3.1 Score File Format

The score file is plain-text file containing a single Lisp form. Under the hood, elfeed-score opens your file, inserts its contents into a temporary buffer, and calls read-from-string (see read-from-string in Emacs Lisp) on the contents.

The form is a list of lists; each sub-list begins with a symbol or a string identifying that sub-list’s nature & purpose. The sub-list identifiers elfeed-score recognizes are:

Until elfeed-score 0.7, all rules were serialized to flat lists, with each attribute in a known position in the list (for instance, title rules wrote down their match text in position 0, the match value in position 1, and so forth, while the other rule types each had their own format).

As time went on, the number of attributes for any given rule type grew. Using flat lists as a serialization format became untenable for two reasons:

  1. Having to "just know" that slot i was for this & slot j was for that became increasingly burdensome for the package author, let alone contributors & users.
  2. It makes validation hard: if the score file author forgets that slot i is for this thing, but provides the thing that goes in slot i + 1, then when elfeed-score calls (nth in i) it will get something back, but will not discover that it’s the wrong sort of thing for some time, which makes it hard to craft a usable error message; worse, elfeed-score may never discover it & instead fail silently.

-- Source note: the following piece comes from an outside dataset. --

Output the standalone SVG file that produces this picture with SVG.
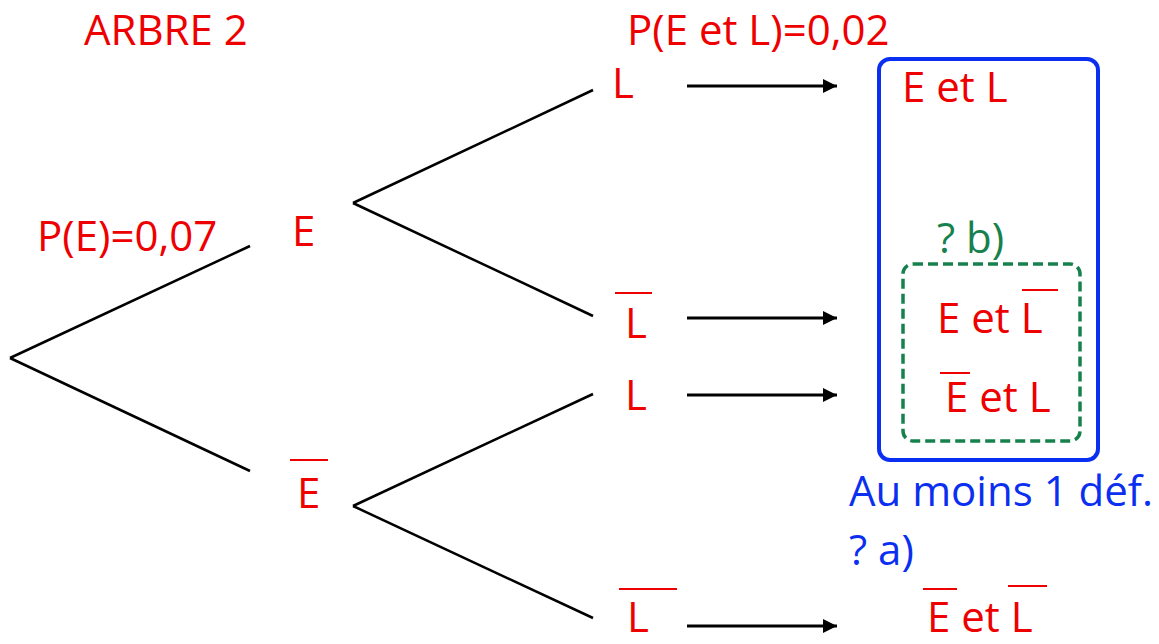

Beginning with build 0.7.3 (format version 6), elfeed-score now uses property lists as its serialization format. This will address these two issues, at the cost of making authoring rules more prolix: instead of saying:

("match text" 100...)

you’ll now have to say:

(:text "match text" :value 100...)

Given that fields set to their default values do not have to be specified, this will hopefully not be too inconvenient, and will enable better error messages on reading score files.